Tuesday, February 10, 2009

Sancho the Medical Clown

It was a day like any other for Emek Medical Center’s Sancho, the medical clown, the Dream Doctor, writes my friend from the hospital. He appeared at children’s bedsides, dressed in baggy patched up pants, a flowered shirt with multi-colored flowing scarves, oversized shoes, adorned with bells, whistles, plastic flowers, a fluffy orange feather duster, toy stethoscope and with balloons and chains hanging from his pockets. On his head he wore a red plastic bowler hat and a large red plastic nose was held in place by an elastic band. That’s how he looked when he accompanied his long-time oncology friend, M., an eighteen year old girl who had been treated for cancer and later returned with recurring pain. They walked together into the newly renovated lobby of the Pediatric Outpatient Clinic.

The colorful child-friendly lobby was filled with the buzz of kids and their parents as they waited for treatment while playing with toys, arts & crafts, computers and puzzles. It was a healthy mix of Jews and Arabs who were all there for the same reason … seeking medical assistance for their loved one. Sancho immediately began examining the children as well as the parents with a combination of feather dusting, plastic stethoscope and an invisible thermometer.

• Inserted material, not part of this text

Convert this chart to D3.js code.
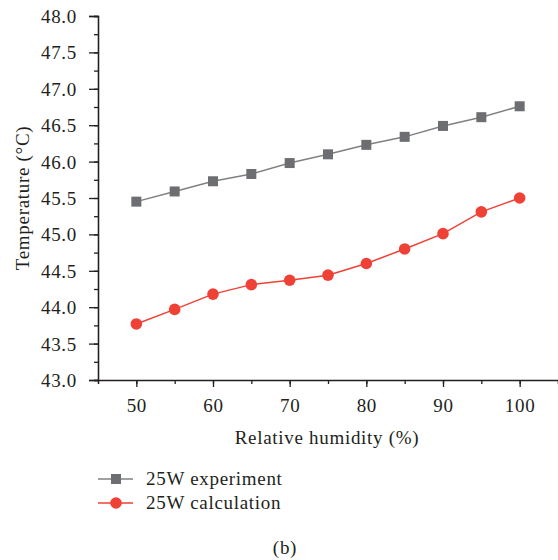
<!DOCTYPE html>
<html><head><meta charset="utf-8">
<script src="https://cdn.jsdelivr.net/npm/d3@7"></script>
<style>body{margin:0;background:#fff}svg{display:block}text{font-family:"Liberation Serif","Times New Roman",serif !important;fill:#231f20;letter-spacing:0.7px}</style>
</head><body><svg id="c" width="558" height="560"></svg>
<script>
const humidity = [50,55,60,65,70,75,80,85,90,95,100];
const experiment = [45.45,45.59,45.73,45.83,45.98,46.10,46.23,46.34,46.49,46.61,46.76];
const calculation = [43.77,43.97,44.18,44.31,44.37,44.44,44.60,44.80,45.01,45.31,45.50];
const seriesNames = ["25W experiment","25W calculation"];
const xTicks = [50,60,70,80,90,100];
const yTicks = [43.0,43.5,44.0,44.5,45.0,45.5,46.0,46.5,47.0,47.5,48.0];

const FS = "19px";
const svg = d3.select("#c");
const x = d3.scaleLinear().domain([45,105]).range([98,558]);
const y = d3.scaleLinear().domain([43,48]).range([380,16]);
const axisColor = "#231f20";

// y axis
const gy = svg.append("g").attr("transform","translate(98,0)");
gy.call(d3.axisLeft(y).tickValues(d3.range(43,48.01,0.25)).tickSize(4).tickFormat(""));
gy.selectAll("line,path").attr("stroke",axisColor).attr("stroke-width",1.3);
const gy2 = svg.append("g").attr("transform","translate(98,0)");
gy2.call(d3.axisLeft(y).tickValues(yTicks).tickSize(9).tickPadding(12).tickFormat(d3.format(".1f")));
gy2.attr("font-family",null);
gy2.selectAll("text").style("font-size",FS).attr("fill","#231f20").attr("dy","0.34em");
gy2.selectAll("line,path").attr("stroke",axisColor).attr("stroke-width",1.3);

// x axis
const gx = svg.append("g").attr("transform","translate(0,380)");
gx.call(d3.axisBottom(x).tickValues(d3.range(45,106,5)).tickSize(4).tickFormat(""));
gx.selectAll("line,path").attr("stroke",axisColor).attr("stroke-width",1.3);
const gx2 = svg.append("g").attr("transform","translate(0,380)");
gx2.call(d3.axisBottom(x).tickValues(xTicks).tickSize(7).tickPadding(12).tickFormat(d3.format("d")));
gx2.attr("font-family",null);
gx2.select(".domain").remove();
gx2.selectAll("line").attr("stroke",axisColor).attr("stroke-width",1.3);
gx2.selectAll("text").style("font-size",FS).attr("fill","#231f20");

// axis titles
svg.append("text").attr("x",327).attr("y",444).attr("text-anchor","middle").style("font-size",FS).text("Relative humidity (%)");
svg.append("text").attr("transform","translate(29,198) rotate(-90)").attr("text-anchor","middle").style("font-size",FS).text("Temperature (°C)");

const pts1 = humidity.map((h,i)=>[h,experiment[i]]);
const pts2 = humidity.map((h,i)=>[h,calculation[i]]);
const line = d3.line().x(d=>x(d[0])).y(d=>y(d[1]));
const gray="#808080", grayM="#6d6e71", red="#ef4136";

svg.append("path").attr("d",line(pts1)).attr("fill","none").attr("stroke",gray).attr("stroke-width",1.5);
svg.selectAll(".sq").data(pts1).join("rect").attr("x",d=>x(d[0])-5).attr("y",d=>y(d[1])-5).attr("width",10).attr("height",10).attr("fill",grayM);
svg.append("path").attr("d",line(pts2)).attr("fill","none").attr("stroke",red).attr("stroke-width",1.5);
svg.selectAll(".ci").data(pts2).join("circle").attr("cx",d=>x(d[0])).attr("cy",d=>y(d[1])).attr("r",5.8).attr("fill",red);

// legend
const lg = svg.append("g");
[[seriesNames[0],gray,grayM,"sq",479],[seriesNames[1],red,red,"ci",503]].forEach(([name,lc,mc,shape,yy])=>{
  lg.append("line").attr("x1",98).attr("x2",133).attr("y1",yy).attr("y2",yy).attr("stroke",lc).attr("stroke-width",1.5);
  if(shape==="sq") lg.append("rect").attr("x",111).attr("y",yy-5).attr("width",10).attr("height",10).attr("fill",mc);
  else lg.append("circle").attr("cx",116).attr("cy",yy).attr("r",5.8).attr("fill",mc);
  lg.append("text").attr("x",146).attr("y",yy+6).style("font-size",FS).text(name);
});
svg.append("text").attr("x",285).attr("y",554).attr("text-anchor","middle").style("font-size",FS).text("(b)");
</script></body></html>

He then accompanied M into the treatment room where her fate remained uncertain. After several minutes of teasing nurses and physicians while bringing endless smiles to the kids being treated, Sancho and M returned to the suddenly silent lobby.

Seated off to the side was an Arab wearing standard brown prison garb (Militant? Terrorist?) and whose wrists and ankles were securely restrained by locked steel. Standing on either side of him was a heavily armed uniformed security detail made up of two powerfully built men holding automatic weapons and two stern women with holstered hand guns. Tension and fear filled the lobby like smoke from an untamed fire. Children stood close to their parents who avoided making eye contact with the prisoner or the guards. Was he a terrorist? Had he intended to kill?

Sancho, in clear view of everyone, began rummaging through his flowered shirt pockets, spilling out balloons, whistles, plastic keys and flowers until he found what he was looking for. He straightened his small frame, assumed a serious expression in spite of his plastic red nose and slowly removed a tiny blue plastic water pistol. He mimicked the stern expressions on the faces of the guards and then began a mock security scanning of the largest guard using his feather duster as the electronic scanner. He made slow high squeaked beeping noises until the feather duster reached the guard’s machine gun. That set off a confused flurry of beeps that had everyone in the lobby suddenly alive with laughter. Even the shackled militant forgot for a moment his predicament and joined in the laughter. Sancho then continued with a series of security checks on the children and their parents.

Sancho, in his infinite wisdom, proved once again to everyone present that it was ok to smile in the face of fear and the unknown.